The proliferation of capital solutions is certainly good news for family enterprises, as it affords them greater creative license; however, proper timing is an important consideration to take full advantage of these options, as both internal and external factors play a role.
Within the business, leadership transitions, pending distribution requirements, and major initiatives may help determine the optimal time to execute a capital acquisition. Likewise, environmental factors such as economic trends, the political landscape, and workforce issues are also key considerations that can elevate one solution over another at a moment in time. Also, companies should factor in the time it takes to build key relationships with funders.
Just as an owner spent time building a relationship of trust with their original lender, it’s important to build relationships to gain access to the non-bank capital providers. This is where a capital needs assessment can helpIt helps business and family leaders determine their capital-raising goals and priorities, assess optimal timing, and explore funding options—all in preparation for accessing future capital. With family enterprises, capital needs assessments encourage family members to talk about the needs of first-, second-, and even third-generation family members to help ensure quick, well-informed decisions can be made when needed.
“The capital needs assessment can be the trigger that gets family members to better understand, from a strategic perspective, what the potential needs of the family and the business are” says Max Hughes, a senior vice president with Deloitte Corporate Finance LLC.
Capital needs assessments can also reveal possibilities family businesses may have previously ruled out due to assumptions of ineligibility. “We’ve seen many situations in which companies get excited when they learn they can finance an acquisition that’s larger than they would have thought while simultaneously taking chips off the table.” Deering says.
As the interests and priorities of family members evolve, a capital needs assessment may also help alleviate building pressures, such as when a family member who may have substantial equity in the business wants to move on. It might also pinpoint an overlooked issue needing to be rectified, as in the case of a family enterprise that needs a new debt structure to transfer it from one generation to the next or to redeem a shareholder who passed away.

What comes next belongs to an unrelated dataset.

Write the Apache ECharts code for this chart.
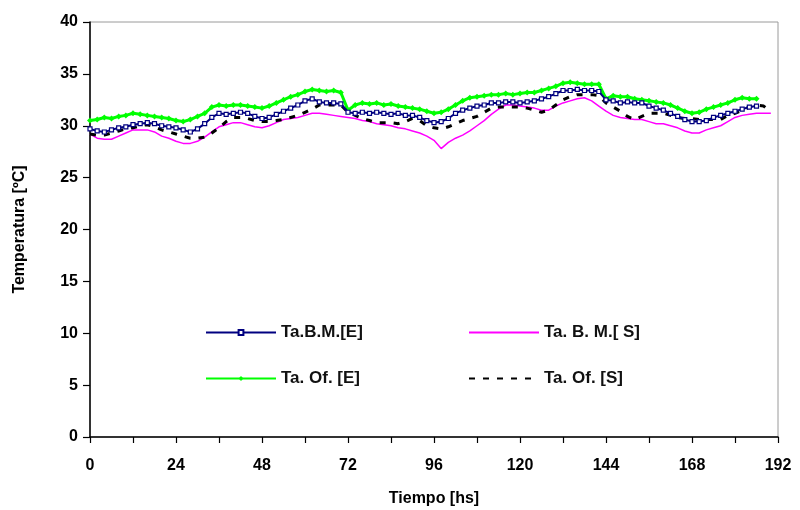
<!DOCTYPE html>
<html>
<head>
<meta charset="utf-8">
<script src="https://cdn.jsdelivr.net/npm/echarts@6/dist/echarts.min.js"></script>
<style>html,body{margin:0;padding:0;background:#fff;}#chart{width:800px;height:510px;}</style>
</head>
<body>
<div id="chart"></div>
<script>
var hours = [0,2,4,6,8,10,12,14,16,18,20,22,24,26,28,30,32,34,36,38,40,42,44,46,48,50,52,54,56,58,60,62,64,66,68,70,72,74,76,78,80,82,84,86,88,90,92,94,96,98,100,102,104,106,108,110,112,114,116,118,120,122,124,126,128,130,132,134,136,138,140,142,144,146,148,150,152,154,156,158,160,162,164,166,168,170,172,174,176,178,180,182,184,186,188,190];

var taBME = [29.7,29.5,29.4,29.6,29.8,29.9,30.1,30.2,30.3,30.2,30.0,29.9,29.8,29.6,29.4,29.7,30.2,30.8,31.2,31.1,31.2,31.3,31.2,30.9,30.7,30.8,31.1,31.4,31.7,32.0,32.4,32.6,32.3,32.2,32.2,32.1,31.3,31.2,31.3,31.2,31.3,31.2,31.1,31.2,31.0,31.0,30.8,30.5,30.3,30.4,30.7,31.2,31.5,31.7,31.9,32.0,32.2,32.2,32.3,32.3,32.2,32.3,32.4,32.6,32.8,33.1,33.4,33.4,33.5,33.4,33.4,33.3,32.5,32.4,32.2,32.3,32.2,32.2,31.9,31.7,31.5,31.2,30.9,30.6,30.4,30.4,30.5,30.8,31.0,31.2,31.4,31.6,31.8,31.9,null,null];

var taBMS = [29.2,28.8,28.7,28.7,29.0,29.3,29.6,29.6,29.6,29.4,29.0,28.8,28.5,28.3,28.3,28.5,28.9,29.4,29.9,30.1,30.3,30.3,30.1,29.9,29.8,30.0,30.3,30.6,30.7,30.8,31.0,31.2,31.2,31.1,31.0,30.9,30.8,30.7,30.5,30.4,30.2,30.1,30.0,29.8,29.7,29.5,29.3,29.0,28.6,27.8,28.4,28.8,29.1,29.5,30.0,30.5,31.1,31.6,32.0,32.0,31.9,31.8,31.7,31.5,31.5,31.9,32.2,32.4,32.6,32.7,32.4,31.9,31.4,31.0,30.8,30.7,30.6,30.6,30.4,30.2,30.2,30.0,29.8,29.5,29.3,29.3,29.6,29.8,30.0,30.4,30.8,31.0,31.1,31.2,31.2,31.2];

var taOfE = [30.5,30.6,30.8,30.7,30.9,31.0,31.2,31.1,31.0,30.9,30.8,30.7,30.5,30.4,30.6,30.9,31.2,31.8,32.0,31.9,32.0,32.0,31.9,31.8,31.7,31.9,32.2,32.5,32.8,33.0,33.3,33.5,33.4,33.3,33.4,33.2,31.5,32.0,32.2,32.1,32.2,32.0,32.1,31.9,31.8,31.7,31.6,31.4,31.2,31.3,31.6,32.0,32.4,32.7,32.8,32.9,33.0,33.0,33.1,33.0,33.1,33.2,33.2,33.4,33.6,33.8,34.1,34.2,34.1,34.0,34.0,34.0,32.6,32.9,32.8,32.8,32.6,32.5,32.4,32.3,32.2,32.0,31.7,31.4,31.2,31.3,31.6,31.8,32.0,32.2,32.5,32.7,32.6,32.6,null,null];

var taOfS = [29.2,29.1,29.1,29.3,29.5,29.7,29.8,30.0,30.1,29.9,29.6,29.4,29.2,29.0,28.8,28.8,28.9,29.3,29.8,30.4,30.8,30.8,30.7,30.5,30.4,30.4,30.5,30.6,30.8,31.0,31.3,31.6,32.0,32.0,32.0,32.0,31.3,31.0,30.7,30.5,30.3,30.3,30.3,30.2,30.4,30.7,30.5,30.0,29.8,29.7,29.9,30.2,30.5,30.7,30.9,31.3,31.7,31.8,31.8,31.8,31.8,31.7,31.5,31.3,31.5,32.0,32.5,32.8,33.0,33.0,33.0,32.9,32.2,31.8,31.4,30.9,30.6,30.9,31.2,31.2,31.2,31.0,30.8,30.7,30.7,30.6,30.6,30.6,30.6,31.0,31.2,31.5,31.8,32.0,31.9,31.3];

var xTicks = [0,24,48,72,96,120,144,168,192];
var seriesNames = ['Ta.B.M.[E]','Ta. B. M.[ S]','Ta. Of. [E]','Ta. Of. [S]'];

function pairs(vals){
  var out = [];
  for (var i = 0; i < hours.length; i++) {
    if (vals[i] !== null) out.push([hours[i], vals[i]]);
  }
  return out;
}

var chart = echarts.init(document.getElementById('chart'), null, {renderer:'canvas'});
var font = '"Liberation Sans", Arial, sans-serif';
var legTxt = {fontFamily: font, fontWeight: 'bold', fontSize: 17, color: '#111'};
function leg(name, left, top, hideSymbol, ih) {
  var item = {name: name};
  if (hideSymbol) item.itemStyle = {opacity: 0};
  return {data: [item], left: left, top: top, itemWidth: 70, itemHeight: ih || 7, itemGap: 0,
          padding: 0, textStyle: legTxt, selectedMode: false};
}
var option = {
  animation: false,
  backgroundColor: '#fff',
  grid: {left: 90, right: 22, top: 22, bottom: 73, show: true, borderColor: '#9a9a9a', borderWidth: 1,
         outerBoundsMode: 'none', containLabel: false},
  legend: [
    leg(seriesNames[0], 205, 324, false, 6),
    leg(seriesNames[1], 468, 324, true),
    leg(seriesNames[2], 205, 370, false, 6),
    leg(seriesNames[3], 468, 370, true)
  ],
  xAxis: {
    type: 'value', min: 0, max: 192, interval: 24,
    name: 'Tiempo [hs]', nameLocation: 'middle', nameGap: 54,
    nameTextStyle: {fontFamily: font, fontWeight: 'bold', fontSize: 16, color: '#000'},
    axisLine: {show: true, lineStyle: {color: '#000', width: 1.5}},
    axisTick: {show: true, length: 6, inside: false, lineStyle: {color: '#000', width: 1.2}},
    minorTick: {show: true, splitNumber: 2, length: 6, lineStyle: {color: '#000', width: 1.2}},
    splitLine: {show: false},
    axisLabel: {fontFamily: font, fontWeight: 'bold', fontSize: 16, color: '#000', margin: 21,
      formatter: function(v){ return xTicks.indexOf(v) >= 0 ? String(v) : ''; }}
  },
  yAxis: {
    type: 'value', min: 0, max: 40, interval: 5,
    name: 'Temperatura [ºC]', nameLocation: 'middle', nameGap: 62,
    nameTextStyle: {fontFamily: font, fontWeight: 'bold', fontSize: 16, color: '#000'},
    axisLine: {show: true, lineStyle: {color: '#000', width: 1.5}},
    axisTick: {show: true, length: 7, lineStyle: {color: '#000', width: 1.2}},
    splitLine: {show: false},
    axisLabel: {fontFamily: font, fontWeight: 'bold', fontSize: 16, color: '#000', margin: 12}
  },
  series: [
    {
      name: seriesNames[0], type: 'line', data: pairs(taBME), z: 3,
      symbol: 'rect', symbolSize: 4, showSymbol: true,
      lineStyle: {color: '#000080', width: 2},
      itemStyle: {color: '#ffffff', borderColor: '#000080', borderWidth: 1.2}
    },
    {
      name: seriesNames[1], type: 'line', data: pairs(taBMS), z: 2,
      symbol: 'none', showSymbol: false,
      lineStyle: {color: '#ff00ff', width: 1.5},
      itemStyle: {color: '#ff00ff'}
    },
    {
      name: seriesNames[2], type: 'line', data: pairs(taOfE), z: 1,
      symbol: 'diamond', symbolSize: 6, showSymbol: true,
      lineStyle: {color: '#00ff00', width: 3},
      itemStyle: {color: '#00ff00', borderColor: '#00ff00', borderWidth: 0}
    },
    {
      name: seriesNames[3], type: 'line', data: pairs(taOfS), z: 2,
      symbol: 'none', showSymbol: false,
      lineStyle: {color: '#000000', width: 3, type: [6, 8]},
      itemStyle: {color: '#000000'}
    }
  ]
};
chart.setOption(option);
</script>
</body>
</html>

“Sometimes the point of the assessment is to get ahead of issues before they snowball into bigger ones,” Hughes says. “In other cases, assessments help ensure that businesses aren’t needlessly limiting their options due to a lack of awareness of what’s possible.”
When a capital needs assessment identifies a near-term need, the family enterprise should explore the pros and cons of each capital alternative, including the cost of capital versus its flexibility. They should also understand real-time pricing from a wide variety of sources and have relationships to connect with lenders to execute the transaction.
Ultimately, if it’s the family’s desire to remain a family enterprise, understanding and evaluating its liquidity options allows the family to remain in control of the trajectory of the business and meet the needs of current and future generations.